─── INFORMATION PROVIDED ───

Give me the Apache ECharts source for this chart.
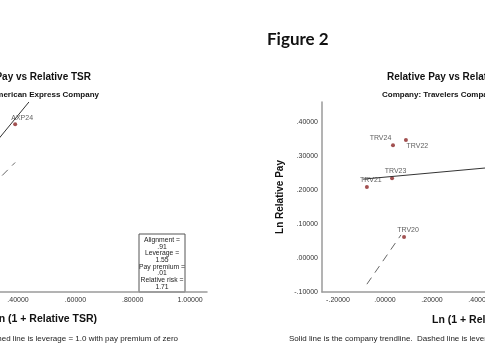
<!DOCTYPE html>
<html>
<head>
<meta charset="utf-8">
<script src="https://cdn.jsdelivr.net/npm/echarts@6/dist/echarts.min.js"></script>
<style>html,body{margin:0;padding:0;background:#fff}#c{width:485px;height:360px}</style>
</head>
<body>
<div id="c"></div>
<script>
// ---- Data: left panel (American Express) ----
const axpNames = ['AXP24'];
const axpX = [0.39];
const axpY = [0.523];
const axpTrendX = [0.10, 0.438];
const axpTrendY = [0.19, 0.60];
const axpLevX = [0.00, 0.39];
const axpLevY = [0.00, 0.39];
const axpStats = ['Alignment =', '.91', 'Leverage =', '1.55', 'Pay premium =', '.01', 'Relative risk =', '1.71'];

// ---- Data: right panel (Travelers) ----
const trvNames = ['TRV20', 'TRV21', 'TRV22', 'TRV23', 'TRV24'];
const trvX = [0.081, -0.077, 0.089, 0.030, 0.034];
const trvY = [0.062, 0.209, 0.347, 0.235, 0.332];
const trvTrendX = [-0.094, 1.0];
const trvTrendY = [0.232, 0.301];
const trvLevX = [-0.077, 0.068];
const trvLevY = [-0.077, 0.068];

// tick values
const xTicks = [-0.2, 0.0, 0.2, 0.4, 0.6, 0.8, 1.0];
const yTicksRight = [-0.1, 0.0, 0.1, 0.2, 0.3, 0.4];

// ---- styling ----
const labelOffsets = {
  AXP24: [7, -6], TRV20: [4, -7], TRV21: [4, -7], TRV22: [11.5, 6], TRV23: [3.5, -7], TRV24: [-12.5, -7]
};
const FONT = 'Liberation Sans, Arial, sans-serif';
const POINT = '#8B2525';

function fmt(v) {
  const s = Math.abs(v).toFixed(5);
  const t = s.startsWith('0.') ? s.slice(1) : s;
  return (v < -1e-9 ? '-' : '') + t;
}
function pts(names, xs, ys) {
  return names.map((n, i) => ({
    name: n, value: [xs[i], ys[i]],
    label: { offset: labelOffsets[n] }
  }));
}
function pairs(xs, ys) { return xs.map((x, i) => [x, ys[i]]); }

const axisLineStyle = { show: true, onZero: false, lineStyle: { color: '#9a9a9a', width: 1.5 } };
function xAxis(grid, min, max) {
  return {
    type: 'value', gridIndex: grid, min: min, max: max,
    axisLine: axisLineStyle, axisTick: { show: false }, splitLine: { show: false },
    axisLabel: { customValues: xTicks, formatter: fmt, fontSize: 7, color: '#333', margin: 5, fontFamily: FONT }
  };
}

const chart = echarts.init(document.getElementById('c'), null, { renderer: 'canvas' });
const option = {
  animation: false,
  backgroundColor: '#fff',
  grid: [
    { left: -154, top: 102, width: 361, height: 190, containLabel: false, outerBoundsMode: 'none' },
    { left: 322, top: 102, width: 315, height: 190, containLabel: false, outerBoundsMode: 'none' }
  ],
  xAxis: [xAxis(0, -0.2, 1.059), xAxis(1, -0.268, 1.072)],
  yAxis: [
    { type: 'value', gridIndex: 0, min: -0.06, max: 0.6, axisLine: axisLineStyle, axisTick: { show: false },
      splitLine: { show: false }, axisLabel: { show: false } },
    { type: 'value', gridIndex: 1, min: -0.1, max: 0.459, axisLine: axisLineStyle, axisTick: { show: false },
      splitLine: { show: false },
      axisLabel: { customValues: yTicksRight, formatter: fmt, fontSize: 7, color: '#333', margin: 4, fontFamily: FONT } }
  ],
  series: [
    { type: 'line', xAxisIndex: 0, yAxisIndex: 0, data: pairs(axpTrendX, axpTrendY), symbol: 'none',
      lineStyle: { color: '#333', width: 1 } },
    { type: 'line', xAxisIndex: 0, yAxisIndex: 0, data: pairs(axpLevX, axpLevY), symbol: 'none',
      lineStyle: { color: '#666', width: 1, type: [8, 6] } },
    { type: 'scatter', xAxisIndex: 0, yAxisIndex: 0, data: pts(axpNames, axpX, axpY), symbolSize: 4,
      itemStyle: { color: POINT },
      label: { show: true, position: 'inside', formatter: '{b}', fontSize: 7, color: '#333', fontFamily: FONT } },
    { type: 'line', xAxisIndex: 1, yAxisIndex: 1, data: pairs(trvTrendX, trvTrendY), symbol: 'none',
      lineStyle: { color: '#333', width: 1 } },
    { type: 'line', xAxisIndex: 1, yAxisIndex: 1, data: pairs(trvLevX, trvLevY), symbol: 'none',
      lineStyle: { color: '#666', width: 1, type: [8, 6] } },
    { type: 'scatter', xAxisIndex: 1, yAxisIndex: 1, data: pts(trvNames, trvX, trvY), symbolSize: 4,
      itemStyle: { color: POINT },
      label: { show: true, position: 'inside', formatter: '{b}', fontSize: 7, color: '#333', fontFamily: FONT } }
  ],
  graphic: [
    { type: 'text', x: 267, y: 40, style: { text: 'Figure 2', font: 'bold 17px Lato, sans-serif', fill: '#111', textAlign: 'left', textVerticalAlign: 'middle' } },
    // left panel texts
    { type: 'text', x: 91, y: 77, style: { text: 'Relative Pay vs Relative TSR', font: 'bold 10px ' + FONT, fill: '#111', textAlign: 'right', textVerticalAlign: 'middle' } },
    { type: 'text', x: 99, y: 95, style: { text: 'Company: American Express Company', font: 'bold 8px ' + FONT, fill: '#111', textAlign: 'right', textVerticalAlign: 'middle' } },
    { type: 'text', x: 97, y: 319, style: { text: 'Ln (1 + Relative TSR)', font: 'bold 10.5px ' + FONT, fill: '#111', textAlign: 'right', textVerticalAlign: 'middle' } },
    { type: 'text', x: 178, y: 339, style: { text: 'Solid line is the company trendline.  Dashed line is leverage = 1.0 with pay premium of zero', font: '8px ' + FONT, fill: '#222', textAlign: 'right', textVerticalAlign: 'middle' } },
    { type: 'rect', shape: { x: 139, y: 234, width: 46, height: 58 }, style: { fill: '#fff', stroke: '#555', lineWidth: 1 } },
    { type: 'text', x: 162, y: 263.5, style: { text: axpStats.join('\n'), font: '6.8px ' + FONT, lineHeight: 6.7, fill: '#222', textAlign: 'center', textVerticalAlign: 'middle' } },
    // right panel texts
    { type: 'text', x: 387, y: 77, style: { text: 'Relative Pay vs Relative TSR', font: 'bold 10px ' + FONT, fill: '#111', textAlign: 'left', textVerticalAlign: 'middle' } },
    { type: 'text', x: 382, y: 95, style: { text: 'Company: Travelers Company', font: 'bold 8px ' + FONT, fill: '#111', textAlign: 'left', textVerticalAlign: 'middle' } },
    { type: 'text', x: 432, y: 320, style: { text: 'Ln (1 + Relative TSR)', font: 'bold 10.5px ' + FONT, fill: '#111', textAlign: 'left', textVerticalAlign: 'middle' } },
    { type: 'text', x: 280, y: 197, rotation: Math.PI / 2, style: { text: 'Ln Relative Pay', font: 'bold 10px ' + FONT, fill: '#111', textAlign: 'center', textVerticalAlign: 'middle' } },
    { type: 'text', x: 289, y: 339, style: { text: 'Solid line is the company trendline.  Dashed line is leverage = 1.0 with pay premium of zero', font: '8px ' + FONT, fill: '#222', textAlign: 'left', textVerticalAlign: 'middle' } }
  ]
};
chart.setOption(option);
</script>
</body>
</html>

───

▶ [THE REQUEST]: Extract all the data above exactly, excluding every picture.

▶ [SOLUTION FOR THIS EXERCISE]:
Give me the Apache ECharts source for this chart.
<!DOCTYPE html>
<html>
<head>
<meta charset="utf-8">
<script src="https://cdn.jsdelivr.net/npm/echarts@6/dist/echarts.min.js"></script>
<style>html,body{margin:0;padding:0;background:#fff}#c{width:485px;height:360px}</style>
</head>
<body>
<div id="c"></div>
<script>
// ---- Data: left panel (American Express) ----
const axpNames = ['AXP24'];
const axpX = [0.39];
const axpY = [0.523];
const axpTrendX = [0.10, 0.438];
const axpTrendY = [0.19, 0.60];
const axpLevX = [0.00, 0.39];
const axpLevY = [0.00, 0.39];
const axpStats = ['Alignment =', '.91', 'Leverage =', '1.55', 'Pay premium =', '.01', 'Relative risk =', '1.71'];

// ---- Data: right panel (Travelers) ----
const trvNames = ['TRV20', 'TRV21', 'TRV22', 'TRV23', 'TRV24'];
const trvX = [0.081, -0.077, 0.089, 0.030, 0.034];
const trvY = [0.062, 0.209, 0.347, 0.235, 0.332];
const trvTrendX = [-0.094, 1.0];
const trvTrendY = [0.232, 0.301];
const trvLevX = [-0.077, 0.068];
const trvLevY = [-0.077, 0.068];

// tick values
const xTicks = [-0.2, 0.0, 0.2, 0.4, 0.6, 0.8, 1.0];
const yTicksRight = [-0.1, 0.0, 0.1, 0.2, 0.3, 0.4];

// ---- styling ----
const labelOffsets = {
  AXP24: [7, -6], TRV20: [4, -7], TRV21: [4, -7], TRV22: [11.5, 6], TRV23: [3.5, -7], TRV24: [-12.5, -7]
};
const FONT = 'Liberation Sans, Arial, sans-serif';
const POINT = '#8B2525';

function fmt(v) {
  const s = Math.abs(v).toFixed(5);
  const t = s.startsWith('0.') ? s.slice(1) : s;
  return (v < -1e-9 ? '-' : '') + t;
}
function pts(names, xs, ys) {
  return names.map((n, i) => ({
    name: n, value: [xs[i], ys[i]],
    label: { offset: labelOffsets[n] }
  }));
}
function pairs(xs, ys) { return xs.map((x, i) => [x, ys[i]]); }

const axisLineStyle = { show: true, onZero: false, lineStyle: { color: '#9a9a9a', width: 1.5 } };
function xAxis(grid, min, max) {
  return {
    type: 'value', gridIndex: grid, min: min, max: max,
    axisLine: axisLineStyle, axisTick: { show: false }, splitLine: { show: false },
    axisLabel: { customValues: xTicks, formatter: fmt, fontSize: 7, color: '#333', margin: 5, fontFamily: FONT }
  };
}

const chart = echarts.init(document.getElementById('c'), null, { renderer: 'canvas' });
const option = {
  animation: false,
  backgroundColor: '#fff',
  grid: [
    { left: -154, top: 102, width: 361, height: 190, containLabel: false, outerBoundsMode: 'none' },
    { left: 322, top: 102, width: 315, height: 190, containLabel: false, outerBoundsMode: 'none' }
  ],
  xAxis: [xAxis(0, -0.2, 1.059), xAxis(1, -0.268, 1.072)],
  yAxis: [
    { type: 'value', gridIndex: 0, min: -0.06, max: 0.6, axisLine: axisLineStyle, axisTick: { show: false },
      splitLine: { show: false }, axisLabel: { show: false } },
    { type: 'value', gridIndex: 1, min: -0.1, max: 0.459, axisLine: axisLineStyle, axisTick: { show: false },
      splitLine: { show: false },
      axisLabel: { customValues: yTicksRight, formatter: fmt, fontSize: 7, color: '#333', margin: 4, fontFamily: FONT } }
  ],
  series: [
    { type: 'line', xAxisIndex: 0, yAxisIndex: 0, data: pairs(axpTrendX, axpTrendY), symbol: 'none',
      lineStyle: { color: '#333', width: 1 } },
    { type: 'line', xAxisIndex: 0, yAxisIndex: 0, data: pairs(axpLevX, axpLevY), symbol: 'none',
      lineStyle: { color: '#666', width: 1, type: [8, 6] } },
    { type: 'scatter', xAxisIndex: 0, yAxisIndex: 0, data: pts(axpNames, axpX, axpY), symbolSize: 4,
      itemStyle: { color: POINT },
      label: { show: true, position: 'inside', formatter: '{b}', fontSize: 7, color: '#333', fontFamily: FONT } },
    { type: 'line', xAxisIndex: 1, yAxisIndex: 1, data: pairs(trvTrendX, trvTrendY), symbol: 'none',
      lineStyle: { color: '#333', width: 1 } },
    { type: 'line', xAxisIndex: 1, yAxisIndex: 1, data: pairs(trvLevX, trvLevY), symbol: 'none',
      lineStyle: { color: '#666', width: 1, type: [8, 6] } },
    { type: 'scatter', xAxisIndex: 1, yAxisIndex: 1, data: pts(trvNames, trvX, trvY), symbolSize: 4,
      itemStyle: { color: POINT },
      label: { show: true, position: 'inside', formatter: '{b}', fontSize: 7, color: '#333', fontFamily: FONT } }
  ],
  graphic: [
    { type: 'text', x: 267, y: 40, style: { text: 'Figure 2', font: 'bold 17px Lato, sans-serif', fill: '#111', textAlign: 'left', textVerticalAlign: 'middle' } },
    // left panel texts
    { type: 'text', x: 91, y: 77, style: { text: 'Relative Pay vs Relative TSR', font: 'bold 10px ' + FONT, fill: '#111', textAlign: 'right', textVerticalAlign: 'middle' } },
    { type: 'text', x: 99, y: 95, style: { text: 'Company: American Express Company', font: 'bold 8px ' + FONT, fill: '#111', textAlign: 'right', textVerticalAlign: 'middle' } },
    { type: 'text', x: 97, y: 319, style: { text: 'Ln (1 + Relative TSR)', font: 'bold 10.5px ' + FONT, fill: '#111', textAlign: 'right', textVerticalAlign: 'middle' } },
    { type: 'text', x: 178, y: 339, style: { text: 'Solid line is the company trendline.  Dashed line is leverage = 1.0 with pay premium of zero', font: '8px ' + FONT, fill: '#222', textAlign: 'right', textVerticalAlign: 'middle' } },
    { type: 'rect', shape: { x: 139, y: 234, width: 46, height: 58 }, style: { fill: '#fff', stroke: '#555', lineWidth: 1 } },
    { type: 'text', x: 162, y: 263.5, style: { text: axpStats.join('\n'), font: '6.8px ' + FONT, lineHeight: 6.7, fill: '#222', textAlign: 'center', textVerticalAlign: 'middle' } },
    // right panel texts
    { type: 'text', x: 387, y: 77, style: { text: 'Relative Pay vs Relative TSR', font: 'bold 10px ' + FONT, fill: '#111', textAlign: 'left', textVerticalAlign: 'middle' } },
    { type: 'text', x: 382, y: 95, style: { text: 'Company: Travelers Company', font: 'bold 8px ' + FONT, fill: '#111', textAlign: 'left', textVerticalAlign: 'middle' } },
    { type: 'text', x: 432, y: 320, style: { text: 'Ln (1 + Relative TSR)', font: 'bold 10.5px ' + FONT, fill: '#111', textAlign: 'left', textVerticalAlign: 'middle' } },
    { type: 'text', x: 280, y: 197, rotation: Math.PI / 2, style: { text: 'Ln Relative Pay', font: 'bold 10px ' + FONT, fill: '#111', textAlign: 'center', textVerticalAlign: 'middle' } },
    { type: 'text', x: 289, y: 339, style: { text: 'Solid line is the company trendline.  Dashed line is leverage = 1.0 with pay premium of zero', font: '8px ' + FONT, fill: '#222', textAlign: 'left', textVerticalAlign: 'middle' } }
  ]
};
chart.setOption(option);
</script>
</body>
</html>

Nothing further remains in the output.